Entries with chart source code
-- Start --
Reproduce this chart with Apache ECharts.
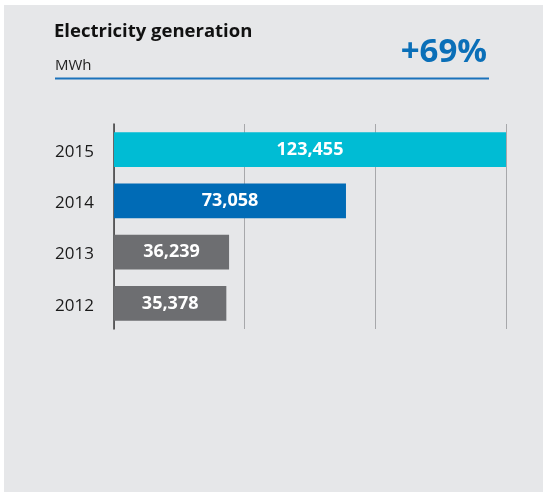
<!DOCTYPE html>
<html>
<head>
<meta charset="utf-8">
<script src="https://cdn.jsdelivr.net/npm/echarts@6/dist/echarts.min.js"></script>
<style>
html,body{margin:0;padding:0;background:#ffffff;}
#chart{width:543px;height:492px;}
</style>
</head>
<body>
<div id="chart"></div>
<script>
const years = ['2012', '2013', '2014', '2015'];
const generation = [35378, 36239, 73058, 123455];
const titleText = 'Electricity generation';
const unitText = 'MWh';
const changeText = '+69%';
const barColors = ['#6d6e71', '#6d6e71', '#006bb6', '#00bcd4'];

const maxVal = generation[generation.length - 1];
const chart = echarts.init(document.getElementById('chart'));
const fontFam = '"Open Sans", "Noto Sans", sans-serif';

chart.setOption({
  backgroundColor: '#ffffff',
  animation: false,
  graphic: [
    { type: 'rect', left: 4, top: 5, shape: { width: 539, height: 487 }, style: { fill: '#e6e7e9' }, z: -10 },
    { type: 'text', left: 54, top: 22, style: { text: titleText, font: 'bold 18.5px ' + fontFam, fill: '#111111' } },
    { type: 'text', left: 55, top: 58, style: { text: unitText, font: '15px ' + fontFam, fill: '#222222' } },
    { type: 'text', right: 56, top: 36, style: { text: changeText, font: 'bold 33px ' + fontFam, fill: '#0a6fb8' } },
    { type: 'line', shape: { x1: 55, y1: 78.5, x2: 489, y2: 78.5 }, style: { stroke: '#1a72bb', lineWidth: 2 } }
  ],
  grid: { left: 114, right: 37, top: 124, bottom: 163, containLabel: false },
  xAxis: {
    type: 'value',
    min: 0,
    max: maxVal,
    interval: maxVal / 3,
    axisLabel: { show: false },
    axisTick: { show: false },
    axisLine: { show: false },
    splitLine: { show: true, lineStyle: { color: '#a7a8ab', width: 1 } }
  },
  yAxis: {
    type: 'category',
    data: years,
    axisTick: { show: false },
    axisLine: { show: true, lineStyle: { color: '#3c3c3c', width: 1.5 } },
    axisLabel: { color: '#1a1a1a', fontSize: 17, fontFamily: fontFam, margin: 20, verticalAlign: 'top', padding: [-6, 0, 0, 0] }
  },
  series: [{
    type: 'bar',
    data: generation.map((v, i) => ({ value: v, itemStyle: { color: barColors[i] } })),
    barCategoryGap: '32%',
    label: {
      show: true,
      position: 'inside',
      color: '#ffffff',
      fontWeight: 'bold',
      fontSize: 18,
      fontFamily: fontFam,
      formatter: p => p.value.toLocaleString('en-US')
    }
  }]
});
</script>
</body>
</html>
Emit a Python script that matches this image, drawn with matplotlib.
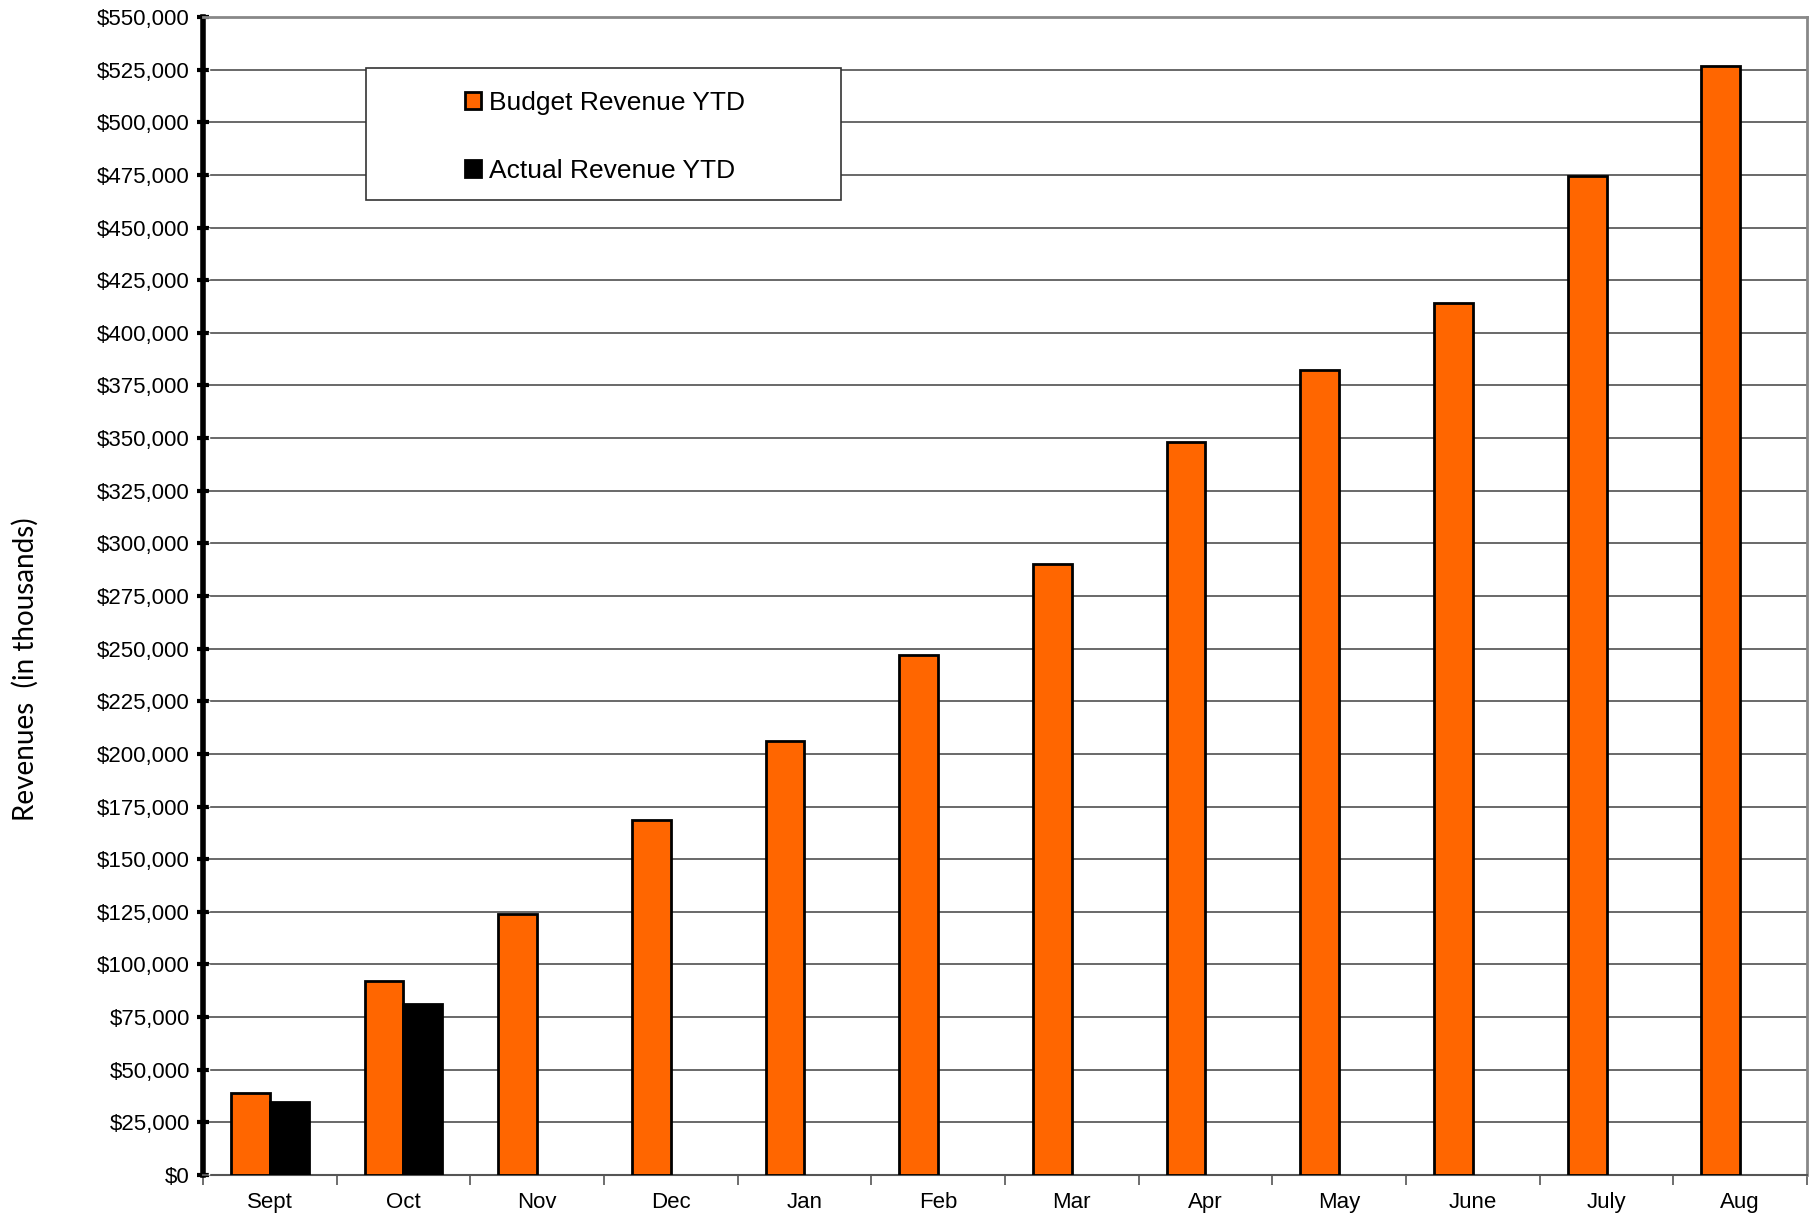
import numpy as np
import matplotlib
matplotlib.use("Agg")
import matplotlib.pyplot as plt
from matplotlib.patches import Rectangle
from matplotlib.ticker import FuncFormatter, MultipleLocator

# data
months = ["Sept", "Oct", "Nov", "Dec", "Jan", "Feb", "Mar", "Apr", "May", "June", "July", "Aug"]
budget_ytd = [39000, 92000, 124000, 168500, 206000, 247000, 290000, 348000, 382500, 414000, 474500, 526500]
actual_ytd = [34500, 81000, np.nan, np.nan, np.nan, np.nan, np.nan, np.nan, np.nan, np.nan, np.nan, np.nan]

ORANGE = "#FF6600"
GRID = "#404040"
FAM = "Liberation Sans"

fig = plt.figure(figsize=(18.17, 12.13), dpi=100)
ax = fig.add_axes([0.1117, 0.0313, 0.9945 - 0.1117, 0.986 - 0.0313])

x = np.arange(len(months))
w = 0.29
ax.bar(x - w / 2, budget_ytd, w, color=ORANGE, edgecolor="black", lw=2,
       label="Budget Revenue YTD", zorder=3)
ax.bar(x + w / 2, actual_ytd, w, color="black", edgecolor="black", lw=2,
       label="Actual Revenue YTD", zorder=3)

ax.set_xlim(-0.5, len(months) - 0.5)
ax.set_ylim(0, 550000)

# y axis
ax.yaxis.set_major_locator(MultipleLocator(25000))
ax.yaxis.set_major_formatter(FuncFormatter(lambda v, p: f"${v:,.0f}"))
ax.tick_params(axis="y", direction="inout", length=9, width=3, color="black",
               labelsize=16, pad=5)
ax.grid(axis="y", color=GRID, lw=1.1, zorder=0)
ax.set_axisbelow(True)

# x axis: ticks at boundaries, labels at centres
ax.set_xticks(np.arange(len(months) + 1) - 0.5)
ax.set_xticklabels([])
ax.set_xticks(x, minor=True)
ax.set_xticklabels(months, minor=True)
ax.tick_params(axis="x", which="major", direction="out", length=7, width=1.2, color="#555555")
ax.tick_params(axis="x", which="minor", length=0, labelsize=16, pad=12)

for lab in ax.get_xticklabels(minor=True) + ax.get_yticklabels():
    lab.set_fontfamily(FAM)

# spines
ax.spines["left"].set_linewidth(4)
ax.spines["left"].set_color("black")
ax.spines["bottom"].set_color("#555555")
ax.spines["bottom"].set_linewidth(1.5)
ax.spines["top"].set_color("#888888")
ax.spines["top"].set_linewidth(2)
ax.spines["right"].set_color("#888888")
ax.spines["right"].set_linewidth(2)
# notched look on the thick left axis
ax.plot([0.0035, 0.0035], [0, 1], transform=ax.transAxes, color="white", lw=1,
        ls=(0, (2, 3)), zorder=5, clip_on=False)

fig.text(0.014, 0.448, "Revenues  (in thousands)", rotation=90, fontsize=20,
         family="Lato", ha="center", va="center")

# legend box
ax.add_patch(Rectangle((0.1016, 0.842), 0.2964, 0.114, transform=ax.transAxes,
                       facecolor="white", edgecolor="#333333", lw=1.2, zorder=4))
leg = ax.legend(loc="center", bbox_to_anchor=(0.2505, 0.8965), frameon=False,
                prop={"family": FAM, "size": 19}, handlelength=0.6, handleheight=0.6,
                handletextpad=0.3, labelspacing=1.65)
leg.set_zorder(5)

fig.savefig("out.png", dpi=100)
-- End --
▶ Exercise task
Reproduce only the lines running from the beginning of the entries above to the line holding "const barColors = ['#6d6e71', '#6d6e71', '#006bb6', '#00bcd4'];", inclusive. Pictures stay out of the copy.

▶ Answer to the problem
Reproduce this chart with Apache ECharts.
<!DOCTYPE html>
<html>
<head>
<meta charset="utf-8">
<script src="https://cdn.jsdelivr.net/npm/echarts@6/dist/echarts.min.js"></script>
<style>
html,body{margin:0;padding:0;background:#ffffff;}
#chart{width:543px;height:492px;}
</style>
</head>
<body>
<div id="chart"></div>
<script>
const years = ['2012', '2013', '2014', '2015'];
const generation = [35378, 36239, 73058, 123455];
const titleText = 'Electricity generation';
const unitText = 'MWh';
const changeText = '+69%';
const barColors = ['#6d6e71', '#6d6e71', '#006bb6', '#00bcd4'];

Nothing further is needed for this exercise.